Reina Yumiko Tanaka Castillo, 25. Born in Constanza — the coldest town in the Caribbean — to a Dominican-Japanese father and Dominican-Spanish mother. Raised between castañuelas, shamisen, and güira; trained at Miami's Frost School of Music. She didn't choose a lane. She built a highway. Salsa Urbana is the genre she created to hold all of it.
Three Roots, One Voice
REINA didn't discover fusion. She was born into it.
Dominican
Perico ripiao, salsa, bachata — Constanza mountain fiestas
Japanese
Obaachan Fumiko's enka, shamisen discipline, Fukuoka summers
Spanish
Abuela Carmen's flamenco — castañuelas, zapateo, cante jondo
¡Que Viva la Reina!
Long Live the Queen
A revelation and a coronation. Eleven tracks arcing from arrival → celebration → roots → depth → fire → universality → coronation — plus a bonus: the demo that started it all.
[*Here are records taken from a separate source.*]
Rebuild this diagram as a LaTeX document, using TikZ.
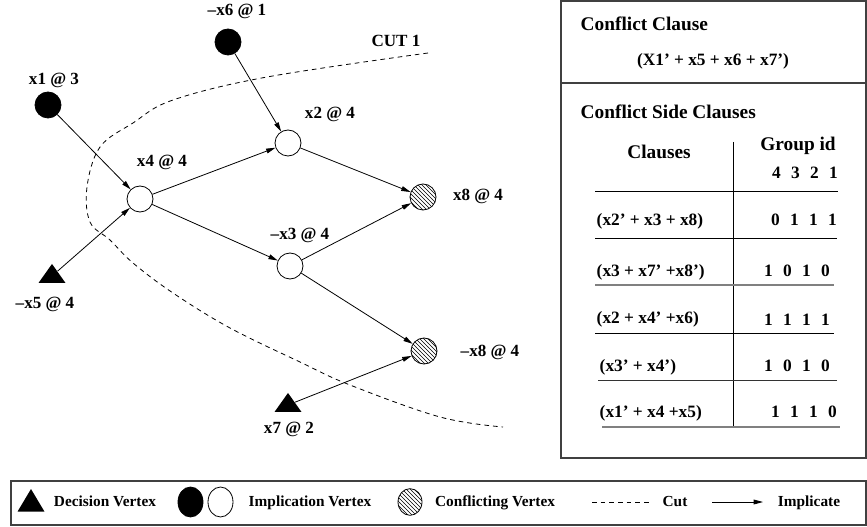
\documentclass[tikz,border=0pt]{standalone}
\usepackage{fontspec}
\setmainfont{Liberation Serif}
\usetikzlibrary{arrows.meta, shapes.geometric, patterns}
\newcommand{\bits}[4]{\makebox[14.25pt]{#1}\makebox[14.25pt]{#2}\makebox[14.25pt]{#3}\makebox[14.25pt]{#4}}
\tikzset{
  >={Triangle[length=7pt,width=3.6pt]},
  every picture/.style={line width=0.6pt},
  vertex/.style={draw, circle, minimum size=19.5pt, inner sep=0pt},
  assigned/.style={vertex, fill=black},
  implied/.style={vertex, fill=white},
  conflict/.style={vertex, pattern=north west lines},
  decision/.style={isosceles triangle, isosceles triangle stretches, shape border rotate=90,
    fill=black, minimum width=20.25pt, minimum height=14.25pt, inner sep=0pt},
  imp/.style={->},
  cutline/.style={dash pattern=on 3.5pt off 3pt},
  frame/.style={draw=black!75, line width=0.9pt},
  txt/.style={inner sep=1pt, text height=0.68em, text depth=0.2em},
  vlabel/.style={txt, font=\fontsize{12.8}{15}\selectfont\bfseries},
  head/.style={txt, font=\fontsize{14.5}{17}\selectfont\bfseries},
  row/.style={txt, font=\fontsize{13}{15}\selectfont\bfseries},
  ltext/.style={txt, font=\fontsize{11.5}{13}\selectfont\bfseries},
  lshape/.style={draw, ellipse, minimum width=18.75pt, minimum height=22.5pt, inner sep=0pt}
}
\begin{document}
\begin{tikzpicture}[x=0.75pt, y=-0.75pt]
\useasboundingbox (0,0) rectangle (867,527);

% implication graph
\node[assigned] (x6) at (228,42) {};
\node[assigned] (x1) at (48,105) {};
\node[implied] (x4) at (140,199) {};
\node[implied] (x2) at (288,143) {};
\node[implied] (x3) at (290,266) {};
\node[conflict] (x8) at (423,197) {};
\node[conflict] (nx8) at (424,351) {};
\node[decision] (x5) at (52,276) {};
\node[decision] (x7) at (288,405) {};

\node[vlabel] (l6) at (237,12) {--x6 @ 1};
\node[vlabel] (l1) at (54,81) {x1 @ 3};
\node[vlabel] (l4) at (162,163) {x4 @ 4};
\node[vlabel] (l2) at (330,115) {x2 @ 4};
\node[vlabel] (l8) at (478,197) {x8 @ 4};
\node[vlabel] (l3) at (300,236) {--x3 @ 4};
\node[vlabel] (l5) at (45,305) {--x5 @ 4};
\node[vlabel] (ln8) at (490,353) {--x8 @ 4};
\node[vlabel] (l7) at (289,430) {x7 @ 2};

\draw[imp] (x6) -- (x2);
\draw[imp] (x1) -- (x4);
\draw[imp] (x5) -- (x4);
\draw[imp] (x4) -- (x2);
\draw[imp] (x4) -- (x3);
\draw[imp] (x2) -- (x8);
\draw[imp] (x3) -- (x8);
\draw[imp] (x3) -- (nx8);
\draw[imp] (x7) -- (nx8);

% cut
\draw[cutline] plot[smooth, tension=0.6] coordinates {(428,53) (267,77) (173,100) (133,123)
  (100,147) (87,187) (90,222) (110,240) (133,263) (173,293) (230,328) (300,362)
  (350,385) (440,417) (503,427)};
\node[vlabel] (lcut1) at (396,43) {CUT 1};

% clause table
\draw[frame] (561,1) rectangle (866,458);
\draw[frame] (561,83) -- (866,83);
\node[head, anchor=west] (cc) at (579,27) {Conflict Clause};
\node[row] (ccl) at (713,62) {(X1' + x5 + x6 + x7')};
\node[head, anchor=west] (cs) at (579,115) {Conflict Side Clauses};
\node[head] (hcl) at (659,155) {Clauses};
\node[head] (hgid) at (798,147) {Group id};
\node[row] (hbit) at (805,175) {\bits4321};
\draw (733,142) -- (733,427);
\draw (595,191) -- (838,191);

\node[row, anchor=west] (r1) at (595,222) {(x2' + x3 + x8)};
\node[row] (g1) at (804,222) {\bits0111};
\draw (595,238) -- (837,238);
\node[row, anchor=west] (r2) at (595,273) {(x3 + x7' +x8')};
\node[row] (g2) at (797,273) {\bits1010};
\draw[black!50, line width=1pt] (595,285) -- (834,285);
\node[row, anchor=west] (r3) at (595,320) {(x2 + x4' +x6)};
\node[row] (g3) at (797,322) {\bits1111};
\draw (595,333) -- (834,333);
\node[row, anchor=west] (r4) at (598,368) {(x3' + x4')};
\node[row] (g4) at (797,368) {\bits1010};
\draw[black!80] (598,380) -- (837,380);
\node[row, anchor=west] (r5) at (598,414) {(x1' + x4 +x5)};
\node[row] (g5) at (804,414) {\bits1110};
\draw[black!50, line width=1pt] (602,427) -- (840,427);

% legend
\draw[frame] (11,481) rectangle (866,525);
\node[decision, minimum height=17pt] (ldec) at (31,504) {};
\node[ltext] (tdec) at (105,503) {Decision Vertex};
\node[lshape, fill=black] (lasg) at (190.5,502) {};
\node[lshape, fill=white] (limpl) at (220.5,502) {};
\node[ltext] (timpl) at (310,503) {Implication Vertex};
\node[lshape, pattern=north west lines, minimum width=18pt, minimum height=20pt] (lconf) at (410,502) {};
\node[ltext] (tconf) at (495,503) {Conflicting Vertex};
\coordinate (lcuta) at (592,502);
\coordinate (lcutb) at (652,502);
\draw[cutline] (lcuta) -- (lcutb);
\node[ltext] (tcut) at (675,503) {Cut};
\coordinate (larra) at (712,502);
\coordinate (larrb) at (763,502);
\draw[imp] (larra) -- (larrb);
\node[ltext] (tarr) at (809,503) {Implicate};
\end{tikzpicture}
\end{document}
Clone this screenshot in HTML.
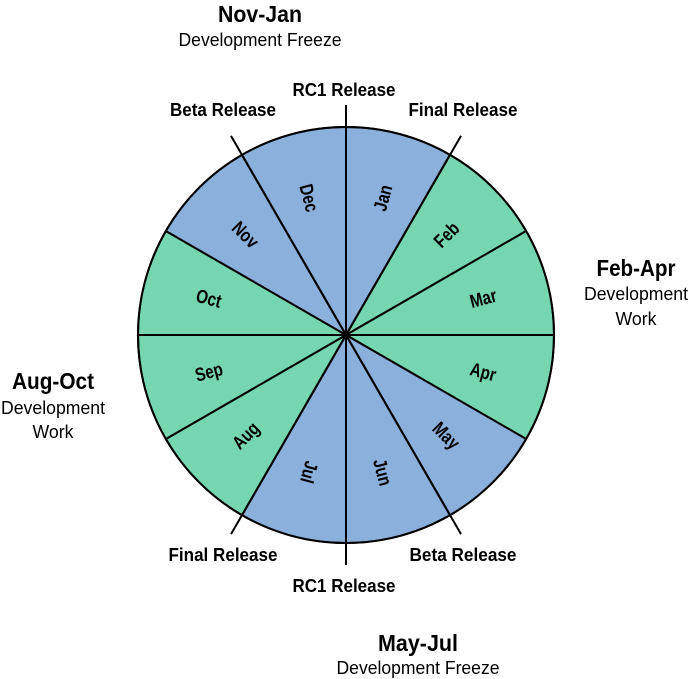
<!DOCTYPE html>
<html><head><meta charset="utf-8"><style>
html,body{margin:0;padding:0;background:#fff;}
svg{display:block;font-family:"Liberation Sans",Arial,sans-serif;}
</style></head><body>
<svg id="chart" width="692" height="679" viewBox="0 0 692 679" xmlns="http://www.w3.org/2000/svg">
<g id="wheel"></g>
<g id="labels" fill="#000">
<text x="260" y="22" text-anchor="middle" font-size="23" font-weight="bold" textLength="84" lengthAdjust="spacingAndGlyphs">Nov-Jan</text>
<text x="260" y="46" text-anchor="middle" font-size="18" textLength="163" lengthAdjust="spacingAndGlyphs">Development Freeze</text>
<text x="344" y="96" text-anchor="middle" font-size="18" font-weight="bold" textLength="103" lengthAdjust="spacingAndGlyphs">RC1 Release</text>
<text x="223" y="116" text-anchor="middle" font-size="18" font-weight="bold" textLength="106" lengthAdjust="spacingAndGlyphs">Beta Release</text>
<text x="463" y="116" text-anchor="middle" font-size="18" font-weight="bold" textLength="109" lengthAdjust="spacingAndGlyphs">Final Release</text>
<text x="636" y="276" text-anchor="middle" font-size="23" font-weight="bold" textLength="79" lengthAdjust="spacingAndGlyphs">Feb-Apr</text>
<text x="636" y="300" text-anchor="middle" font-size="18" textLength="104" lengthAdjust="spacingAndGlyphs">Development</text>
<text x="636" y="325" text-anchor="middle" font-size="18" textLength="41" lengthAdjust="spacingAndGlyphs">Work</text>
<text x="53" y="389" text-anchor="middle" font-size="23" font-weight="bold" textLength="82" lengthAdjust="spacingAndGlyphs">Aug-Oct</text>
<text x="53" y="414" text-anchor="middle" font-size="18" textLength="104" lengthAdjust="spacingAndGlyphs">Development</text>
<text x="53" y="438" text-anchor="middle" font-size="18" textLength="41" lengthAdjust="spacingAndGlyphs">Work</text>
<text x="223" y="561" text-anchor="middle" font-size="18" font-weight="bold" textLength="109" lengthAdjust="spacingAndGlyphs">Final Release</text>
<text x="463" y="561" text-anchor="middle" font-size="18" font-weight="bold" textLength="107" lengthAdjust="spacingAndGlyphs">Beta Release</text>
<text x="344" y="592" text-anchor="middle" font-size="18" font-weight="bold" textLength="103" lengthAdjust="spacingAndGlyphs">RC1 Release</text>
<text x="418" y="651" text-anchor="middle" font-size="23" font-weight="bold" textLength="80" lengthAdjust="spacingAndGlyphs">May-Jul</text>
<text x="418" y="674" text-anchor="middle" font-size="18" textLength="163" lengthAdjust="spacingAndGlyphs">Development Freeze</text>
</g>
</svg>
<script>
const months = ["Jan","Feb","Mar","Apr","May","Jun","Jul","Aug","Sep","Oct","Nov","Dec"];
const phases = ["freeze","work","work","work","freeze","freeze","freeze","work","work","work","freeze","freeze"];
const releaseAngles = [0, 30, 150, 180, 210, 330];
const phaseColors = {freeze:"#8cb0dc", work:"#76d6b0"};
const cx = 346, cy = 335, R = 208, RL = 142, RX = 230;
const ns = "http://www.w3.org/2000/svg";
const g = document.getElementById("wheel");
function pt(deg, r){ const a = deg*Math.PI/180; return [cx + r*Math.sin(a), cy - r*Math.cos(a)]; }
const step = 360/months.length;
months.forEach((m,i)=>{
  const a0 = i*step, a1 = (i+1)*step;
  const p0 = pt(a0,R), p1 = pt(a1,R);
  const path = document.createElementNS(ns,"path");
  path.setAttribute("d",`M${cx},${cy} L${p0[0]},${p0[1]} A${R},${R} 0 0 1 ${p1[0]},${p1[1]} Z`);
  path.setAttribute("fill",phaseColors[phases[i]]);
  path.setAttribute("stroke","#000");
  path.setAttribute("stroke-width","2");
  
  
  g.appendChild(path);
});
releaseAngles.forEach(a=>{
  const p = pt(a,RX);
  const l = document.createElementNS(ns,"line");
  l.setAttribute("x1",cx); l.setAttribute("y1",cy);
  l.setAttribute("x2",p[0]); l.setAttribute("y2",p[1]);
  l.setAttribute("stroke","#000"); l.setAttribute("stroke-width","2");
  
  
  g.appendChild(l);
});
const circ = document.createElementNS(ns,"circle");
circ.setAttribute("cx",cx); circ.setAttribute("cy",cy); circ.setAttribute("r",R);
circ.setAttribute("fill","none"); circ.setAttribute("stroke","#000"); circ.setAttribute("stroke-width","2");


g.appendChild(circ);
const dot = document.createElementNS(ns,"circle");
dot.setAttribute("cx",cx); dot.setAttribute("cy",cy); dot.setAttribute("r",3);


g.appendChild(dot);
months.forEach((m,i)=>{
  const a = (i+0.5)*step;
  const p = pt(a,RL);
  let rot = a < 195 ? a - 90 : a - 270;
  if (a > 180 && a < 200) rot = a - 90;
  const t = document.createElementNS(ns,"text");
  t.textContent = m;
  t.setAttribute("x",0); t.setAttribute("y",0);
  t.setAttribute("text-anchor","middle");
  t.setAttribute("dominant-baseline","central");
  t.setAttribute("font-size","19");
  t.setAttribute("font-weight","bold");
  t.setAttribute("transform",`translate(${p[0]},${p[1]}) rotate(${rot}) scale(0.8,1)`);
  
  
  g.appendChild(t);
});
</script>
</body></html>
Every track demonstrates a different facet of Salsa Urbana.
Sonic Signatures
The six moves that define Salsa Urbana.
The Switch
Moving from urbano melodic flow to full salsa soneo within the same song.
Piano montuno under 808
Her hands on the keys over programmed beats — live and electronic coexisting.
Castañuelas over dembow
Spanish castanets riding a reggaeton rhythm — her unique rhythmic texture.
Trilingual flow
Switching between Spanish, English, and Japanese without breaking stride.
Zapateo breaks
Moments where the rhythm strips to footwork percussion.
Horn explosions
Strategic use of full brass for emotional climaxes — earned, never gratuitous.
Visual Journey
Fifty-six frames from the debut cycle — press portraits, studio moments, zapateo, Constanza, and the stage.
"They called Celia the Queen of Salsa. I'm not trying to take her crown. I'm building a new throne. For a new genre. For a new generation. ¡Que viva la reina! Long live the queen — whichever queen you're talking about."